04/08/92

CONTACT: Stanford University News Service (650) 723-2558

Stanford University Press spared

STANFORD -- The Stanford University Press, studied for possible elimination in recent budget discussions, has been given a new lease on life.

Consideration of closing the Press has ended, said Provost-designate Gerald J. Lieberman.

In an April 6 letter to Press Director Grant Barnes, Lieberman said he has determined that the "Press continues to be an important scholarly resource and significant university asset."

The university has been subsidizing the Press, the university's book-publishing operation, by about $450,000 per year. Rather than eliminating it, as earlier suggested by some, the university will reduce the subsidy by $200,000.

Lieberman's decision followed a scholarly review by a faculty committee, and financial scrutiny by university budget officials and independent auditors.

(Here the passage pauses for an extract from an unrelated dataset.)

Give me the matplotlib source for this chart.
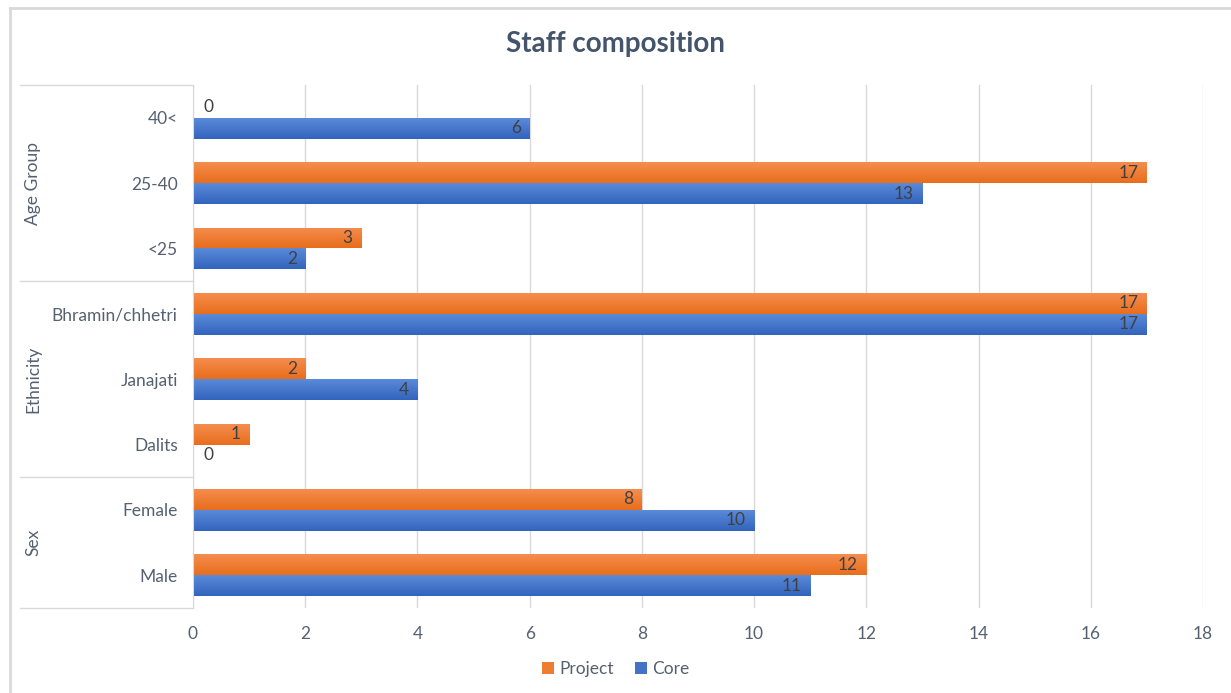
import numpy as np
import matplotlib
matplotlib.use("Agg")
import matplotlib.pyplot as plt
from matplotlib.patches import Patch
from matplotlib.lines import Line2D
from matplotlib.colors import LinearSegmentedColormap
import matplotlib.transforms as mtransforms

# data, bottom to top
categories = ["Male", "Female", "Dalits", "Janajati", "Bhramin/chhetri", "<25", "25-40", "40<"]
project = [12, 8, 1, 2, 17, 3, 17, 0]
core = [11, 10, 0, 4, 17, 2, 13, 6]
groups = ["Sex", "Ethnicity", "Age Group"]
group_sizes = [2, 3, 3]

text_col = "#556070"
grid_col = "#D9D9D9"
plt.rcParams["font.family"] = ["Lato", "DejaVu Sans"]

fig = plt.figure(figsize=(12.31, 6.93), dpi=100)
ax = fig.add_axes([193 / 1231, 1 - 608 / 693, 1010 / 1231, 523 / 693])

y = np.arange(len(categories))
h = 0.32


def gradient_bars(ys, vals, top, bottom):
    cmap = LinearSegmentedColormap.from_list("g", [bottom, top])
    grad = np.linspace(0, 1, 64).reshape(-1, 1)
    bars = ax.barh(ys, vals, height=h, color="none", edgecolor="none")
    for b in bars:
        x0, y0 = b.get_x(), b.get_y()
        w, hh = b.get_width(), b.get_height()
        if w <= 0:
            continue
        im = ax.imshow(grad, cmap=cmap, aspect="auto", origin="lower",
                       extent=[x0, x0 + w, y0, y0 + hh], zorder=2)
        im.set_clip_path(b)
    return bars


gradient_bars(y + h / 2, project, "#F58D4F", "#E86E1C")
gradient_bars(y - h / 2, core, "#5A8AD8", "#3264BE")

# data labels
for yy, v in zip(y + h / 2, project):
    if v == 0:
        ax.text(0.18, yy, "0", ha="left", va="center", fontsize=12.5, color="#404040")
    else:
        ax.text(v - 0.15, yy, str(v), ha="right", va="center", fontsize=12.5, color="#404040", zorder=3)
for yy, v in zip(y - h / 2, core):
    if v == 0:
        ax.text(0.18, yy, "0", ha="left", va="center", fontsize=12.5, color="#404040")
    else:
        ax.text(v - 0.15, yy, str(v), ha="right", va="center", fontsize=12.5, color="#404040", zorder=3)

ax.set_xlim(0, 18)
ax.set_ylim(-0.5, len(categories) - 0.5)
ax.set_xticks(range(0, 19, 2))
ax.set_yticks(y)
ax.set_yticklabels(categories)
ax.tick_params(axis="both", length=0, labelsize=12.5, labelcolor=text_col)
ax.tick_params(axis="y", pad=11)
ax.tick_params(axis="x", pad=13)
ax.xaxis.grid(True, color=grid_col, linewidth=1)
ax.set_axisbelow(True)
for s in ["top", "right", "bottom"]:
    ax.spines[s].set_visible(False)
ax.spines["left"].set_color(grid_col)

# group separators and labels
tr = mtransforms.blended_transform_factory(fig.transFigure, ax.transData)
x_left = 20 / 1231
x_axis = 193 / 1231
start = -0.5
fig.add_artist(Line2D([x_left, x_axis], [start, start], transform=tr, color=grid_col, lw=1))
for name, n in zip(groups, group_sizes):
    end = start + n
    fig.add_artist(Line2D([x_left, x_axis], [end, end], transform=tr, color=grid_col, lw=1))
    fig.text(33 / 1231, (start + end) / 2, name, transform=tr, rotation=90,
             ha="center", va="center", fontsize=12.5, color=text_col)
    start = end

# outer border (left and top)
fig.add_artist(Line2D([10 / 1231, 10 / 1231], [0, 1 - 8 / 693], transform=fig.transFigure, color="#D9D9D9", lw=2))
fig.add_artist(Line2D([10 / 1231, 1], [1 - 8 / 693, 1 - 8 / 693], transform=fig.transFigure, color="#D9D9D9", lw=2))

fig.text(0.5, 1 - 44 / 693, "Staff composition", ha="center", va="center",
         fontsize=20, fontweight="bold", color="#44546A")

handles = [Patch(facecolor="#ED7D31", label="Project"), Patch(facecolor="#4472C4", label="Core")]
fig.legend(handles=handles, loc="center", bbox_to_anchor=(0.5, 1 - 669 / 693), ncol=2,
           frameon=False, fontsize=12.5, labelcolor=text_col, handlelength=0.7,
           handleheight=0.7, handletextpad=0.3, columnspacing=1.2)

fig.savefig("out.png", dpi=100)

The faculty committee, headed by English Prof. George Dekker, rejected an idea of diverting what would remain of the Press subsidy to a humanities research fund. Serving with Dekker on the ad hoc committee were Profs. Keith Baker, history; Arnold Eisen, religious studies; Marsh McCall, classics; and Mary Pratt, Spanish and Portuguese, and comparative literature.

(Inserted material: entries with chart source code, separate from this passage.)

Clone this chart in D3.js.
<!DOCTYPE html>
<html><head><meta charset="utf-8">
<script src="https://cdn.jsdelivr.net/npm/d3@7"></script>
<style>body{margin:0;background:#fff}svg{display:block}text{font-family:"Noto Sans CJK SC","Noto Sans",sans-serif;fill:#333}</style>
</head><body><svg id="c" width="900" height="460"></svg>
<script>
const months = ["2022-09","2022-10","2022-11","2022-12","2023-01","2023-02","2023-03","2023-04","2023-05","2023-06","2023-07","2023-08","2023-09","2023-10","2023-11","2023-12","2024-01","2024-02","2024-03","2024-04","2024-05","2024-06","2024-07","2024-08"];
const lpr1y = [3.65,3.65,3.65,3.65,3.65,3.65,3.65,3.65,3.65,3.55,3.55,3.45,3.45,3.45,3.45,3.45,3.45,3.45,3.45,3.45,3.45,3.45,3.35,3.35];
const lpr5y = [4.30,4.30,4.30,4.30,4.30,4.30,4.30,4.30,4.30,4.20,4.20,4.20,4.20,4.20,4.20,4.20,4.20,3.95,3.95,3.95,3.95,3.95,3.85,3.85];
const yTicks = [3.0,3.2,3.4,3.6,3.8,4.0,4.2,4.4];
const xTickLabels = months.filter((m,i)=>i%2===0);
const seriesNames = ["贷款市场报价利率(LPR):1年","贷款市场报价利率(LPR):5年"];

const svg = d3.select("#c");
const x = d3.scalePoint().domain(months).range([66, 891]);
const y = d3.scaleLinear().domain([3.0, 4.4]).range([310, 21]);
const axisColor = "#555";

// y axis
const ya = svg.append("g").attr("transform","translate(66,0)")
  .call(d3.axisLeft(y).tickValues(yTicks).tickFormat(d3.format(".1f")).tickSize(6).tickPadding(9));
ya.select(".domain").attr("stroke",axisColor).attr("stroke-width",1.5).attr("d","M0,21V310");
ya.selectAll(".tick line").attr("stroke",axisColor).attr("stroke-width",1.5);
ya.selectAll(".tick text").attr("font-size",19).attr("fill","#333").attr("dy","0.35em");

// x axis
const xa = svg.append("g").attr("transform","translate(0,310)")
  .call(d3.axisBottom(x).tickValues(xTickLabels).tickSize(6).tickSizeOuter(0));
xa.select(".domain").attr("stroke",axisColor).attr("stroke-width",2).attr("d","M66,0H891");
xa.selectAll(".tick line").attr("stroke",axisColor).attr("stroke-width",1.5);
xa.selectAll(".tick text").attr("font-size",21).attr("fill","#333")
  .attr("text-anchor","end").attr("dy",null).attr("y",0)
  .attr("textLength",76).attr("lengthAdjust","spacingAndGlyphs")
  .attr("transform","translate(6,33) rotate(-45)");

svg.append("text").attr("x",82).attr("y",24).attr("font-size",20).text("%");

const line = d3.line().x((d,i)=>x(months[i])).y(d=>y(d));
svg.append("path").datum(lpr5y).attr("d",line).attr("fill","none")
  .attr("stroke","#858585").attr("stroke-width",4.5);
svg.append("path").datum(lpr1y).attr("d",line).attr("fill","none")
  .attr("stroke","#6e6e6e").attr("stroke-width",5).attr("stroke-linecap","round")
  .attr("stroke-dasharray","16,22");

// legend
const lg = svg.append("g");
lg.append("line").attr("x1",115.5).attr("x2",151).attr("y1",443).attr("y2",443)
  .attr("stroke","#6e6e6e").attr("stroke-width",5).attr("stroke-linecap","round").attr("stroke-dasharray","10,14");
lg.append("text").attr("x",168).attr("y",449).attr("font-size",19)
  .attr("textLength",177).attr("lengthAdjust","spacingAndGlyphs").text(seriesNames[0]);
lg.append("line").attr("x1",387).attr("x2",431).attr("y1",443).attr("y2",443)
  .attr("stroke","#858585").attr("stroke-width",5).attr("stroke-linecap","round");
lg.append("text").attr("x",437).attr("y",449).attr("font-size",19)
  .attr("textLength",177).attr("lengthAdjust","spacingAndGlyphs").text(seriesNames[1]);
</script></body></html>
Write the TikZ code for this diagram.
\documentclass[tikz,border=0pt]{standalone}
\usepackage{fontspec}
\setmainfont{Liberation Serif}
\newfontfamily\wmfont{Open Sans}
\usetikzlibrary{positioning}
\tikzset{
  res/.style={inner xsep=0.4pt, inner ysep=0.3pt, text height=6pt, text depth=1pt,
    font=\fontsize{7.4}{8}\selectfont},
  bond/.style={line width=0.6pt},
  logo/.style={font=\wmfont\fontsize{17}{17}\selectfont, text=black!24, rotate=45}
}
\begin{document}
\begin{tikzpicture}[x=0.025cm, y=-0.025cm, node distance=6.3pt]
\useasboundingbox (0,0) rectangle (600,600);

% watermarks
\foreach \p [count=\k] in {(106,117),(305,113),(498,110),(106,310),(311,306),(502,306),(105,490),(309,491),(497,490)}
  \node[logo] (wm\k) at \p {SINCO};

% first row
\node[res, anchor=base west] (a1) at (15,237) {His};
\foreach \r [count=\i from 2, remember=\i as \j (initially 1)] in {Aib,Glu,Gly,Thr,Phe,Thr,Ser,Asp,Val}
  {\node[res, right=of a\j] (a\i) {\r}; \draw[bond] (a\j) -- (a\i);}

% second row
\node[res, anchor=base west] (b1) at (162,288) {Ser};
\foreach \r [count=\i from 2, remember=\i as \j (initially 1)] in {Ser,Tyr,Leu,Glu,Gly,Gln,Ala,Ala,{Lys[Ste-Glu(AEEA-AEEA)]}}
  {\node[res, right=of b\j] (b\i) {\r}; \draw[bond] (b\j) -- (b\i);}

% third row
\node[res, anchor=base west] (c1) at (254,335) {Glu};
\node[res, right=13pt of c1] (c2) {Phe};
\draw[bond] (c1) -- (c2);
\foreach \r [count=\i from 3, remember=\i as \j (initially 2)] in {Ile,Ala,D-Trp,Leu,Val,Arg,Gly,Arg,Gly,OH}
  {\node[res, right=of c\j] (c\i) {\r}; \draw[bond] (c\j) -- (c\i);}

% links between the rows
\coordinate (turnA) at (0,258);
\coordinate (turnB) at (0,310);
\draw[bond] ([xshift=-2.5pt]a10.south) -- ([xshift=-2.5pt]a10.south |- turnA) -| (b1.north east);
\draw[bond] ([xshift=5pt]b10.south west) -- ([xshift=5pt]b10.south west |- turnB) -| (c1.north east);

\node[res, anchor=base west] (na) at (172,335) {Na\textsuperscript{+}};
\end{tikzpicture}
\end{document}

"We conclude that the existence of a first-class university press should be a central priority of Stanford University in its second century," Dekker wrote in a letter to Lieberman. Closing the Press would be seen as a "betrayal of responsibility" and as "an act of desperation."

"Without exception, the greatest American universities have distinguished university presses," he wrote. "Stanford claims to be, and is, such a university. It must be able to claim such a press."

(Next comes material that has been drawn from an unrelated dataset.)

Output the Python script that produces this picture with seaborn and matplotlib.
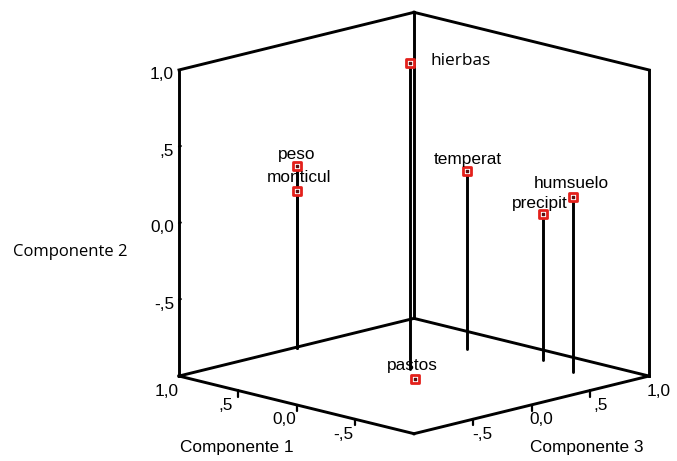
import matplotlib
matplotlib.use("Agg")
import matplotlib.pyplot as plt
import seaborn as sns
import pandas as pd
import numpy as np
from mpl_toolkits.mplot3d import proj3d

# ---- data (component loadings) ----
variables = ["hierbas", "peso", "monticul", "temperat", "humsuelo", "precipit", "pastos"]
comp1 = [0.14, 0.98, 0.98, 0.25, -0.60, -0.28, -0.05]
comp2 = [1.00, 0.19, 0.03, 0.16, 0.14, -0.04, -1.00]
comp3 = [0.11, -0.02, -0.02, 0.70, 0.75, 0.82, -0.04]

tick_values = [-0.5, 0.0, 0.5, 1.0]
tick_labels = ["-,5", "0,0", ",5", "1,0"]
axis_titles = ["Componente 1", "Componente 2", "Componente 3"]

df = pd.DataFrame({"variable": variables, "c1": comp1, "c2": comp2, "c3": comp3})

sns.set_theme(style="white")
plt.rcParams["font.family"] = ["Liberation Sans", "DejaVu Sans"]
plt.rcParams["text.color"] = "black"

FW, FH = 677, 461
fig = plt.figure(figsize=(FW / 100, FH / 100), dpi=100)
fig.patch.set_facecolor("white")
ax = fig.add_axes([0, 0, 1, 1], projection="3d", proj_type="ortho",
                  computed_zorder=False)
lo, hi = -1.0, 1.0
ax.set_xlim(lo, hi); ax.set_ylim(lo, hi); ax.set_zlim(lo, hi)
ax.view_init(elev=14.2, azim=-135)
BOX = (1, 1, 0.95)
ax.set_box_aspect(BOX)
ax.set_axis_off()

# x = Componente 3, y = Componente 1, z = Componente 2
def to_px(x, y, z):
    u, v, _ = proj3d.proj_transform(x, y, z, ax.get_proj())
    return ax.transData.transform((u, v))

def to_uv(x, y, z):
    u, v, _ = proj3d.proj_transform(x, y, z, ax.get_proj())
    return u, v

# --- fit the box into the frame like the reference ---
fig.canvas.draw()
L = to_px(lo, hi, lo); R = to_px(hi, lo, lo)
s = 470.0 / (R[0] - L[0])
ax.set_box_aspect(BOX, zoom=s)
fig.canvas.draw()
L = to_px(lo, hi, lo); R = to_px(hi, lo, lo)
F = to_px(lo, lo, lo); T = to_px(hi, hi, hi)
dx = 414.0 - (L[0] + R[0]) / 2
dy = (FH - 223.0) - (F[1] + T[1]) / 2
ax.set_position([dx / FW, dy / FH, 1, 1])

edge_kw = dict(color="black", lw=2.1, solid_capstyle="projecting", clip_on=False)
# floor
ax.plot([lo, hi], [lo, lo], [lo, lo], **edge_kw)
ax.plot([lo, lo], [lo, hi], [lo, lo], **edge_kw)
ax.plot([lo, hi], [hi, hi], [lo, lo], **edge_kw)
ax.plot([hi, hi], [lo, hi], [lo, lo], **edge_kw)
# verticals
for (xx, yy) in [(lo, hi), (hi, hi), (hi, lo)]:
    ax.plot([xx, xx], [yy, yy], [lo, hi], **edge_kw)
# top
ax.plot([lo, hi], [hi, hi], [hi, hi], **edge_kw)
ax.plot([hi, hi], [lo, hi], [hi, hi], **edge_kw)

# ticks
tick_kw = dict(color="black", lw=1.6, clip_on=False)
for t in tick_values[:-1]:
    ax.plot([lo, lo], [t, t], [lo, lo - 0.04], **tick_kw)   # comp 1
    ax.plot([t, t], [lo, lo], [lo, lo - 0.04], **tick_kw)   # comp 3
    ax.plot([lo, lo + 0.015], [hi, hi], [t, t], **tick_kw)  # comp 2

# drop lines
for _, r in df.iterrows():
    ax.plot([r.c3, r.c3], [r.c1, r.c1], [r.c2, lo], color="black", lw=2.1,
            clip_on=False)

# markers
ax.scatter(df.c3, df.c1, df.c2, marker="s", s=38, facecolors="white",
           edgecolors="#e3201b", linewidths=2.0, depthshade=False, zorder=5,
           clip_on=False)
ax.scatter(df.c3, df.c1, df.c2, marker="s", s=3, c="#5a1010",
           depthshade=False, zorder=6, clip_on=False)

# point labels
label_offsets = {"hierbas": (20, 2, "left"), "peso": (0, 12, "center"),
                 "monticul": (3, 13, "center"), "temperat": (1, 12, "center"),
                 "humsuelo": (-1, 14, "center"), "precipit": (-3, 10, "center"),
                 "pastos": (-3, 13, "center")}
for _, r in df.iterrows():
    ox, oy, ha = label_offsets[r.variable]
    fam = ["Open Sans", "DejaVu Sans"] if r.variable == "hierbas" else ["Liberation Sans", "DejaVu Sans"]
    ax.annotate(r.variable, xy=to_uv(r.c3, r.c1, r.c2), xycoords="data",
                xytext=(ox, oy), textcoords="offset pixels", ha=ha, va="center",
                fontsize=12.4, family=fam, color="black", zorder=7,
                annotation_clip=False)

# tick labels
tk = dict(xycoords="data", textcoords="offset pixels", va="center",
          fontsize=12.4, color="black", annotation_clip=False)
for t, lab in zip(tick_values, tick_labels):
    ax.annotate(lab, xy=to_uv(lo, t, lo), xytext=(-12, -15), ha="center", **tk)
    ax.annotate(lab, xy=to_uv(t, lo, lo), xytext=(10, -15), ha="center", **tk)
    ax.annotate(lab, xy=to_uv(lo, hi, t), xytext=(-5, -5), ha="right", **tk)

# axis titles
fig.text(237 / FW, 1 - 447 / FH, axis_titles[0], ha="center", va="center",
         fontsize=12.4, color="black")
fig.text(587 / FW, 1 - 447 / FH, axis_titles[2], ha="center", va="center",
         fontsize=12.4, color="black")
fig.text(13 / FW, 1 - 252 / FH, axis_titles[1], ha="left", va="center",
         fontsize=12, family=["Open Sans", "DejaVu Sans"], color="black")

fig.savefig("out.png", dpi=100, facecolor="white")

Barnes expressed relief at the decision, saying it ended "many months of worry." He said his staff had been "buoyed" by strong support from faculty members and scholars elsewhere during months of indecision. The Press recently eliminated four staff positions as a budget-cutting measure, he said.

Many "first-rate books" are scheduled for publication, Barnes said, including Paul Ehrlich's study of endangered bird species, Birds in Jeopardy, which will have an initial press run of 20,000.

Barnes said the Stanford Press ranks just below the "big five" - Chicago, Harvard, Princeton, the University of California and Yale - which are all much larger enterprises. Stanford's output recently has climbed to 75 new titles per year.

Dekker's committee noted that the Stanford Press is ranked first or second nationally among university presses in Russian, Asian and Latin American studies, and recently has become "an important player" in literary history and theory.

In the areas where its lists are strong, "the Press reinforces the perception of scholars elsewhere that their disciplines are taken seriously and pursued vigorously at Stanford," Dekker wrote. The Press also is a potential resource for all of Stanford's academic programs, he said.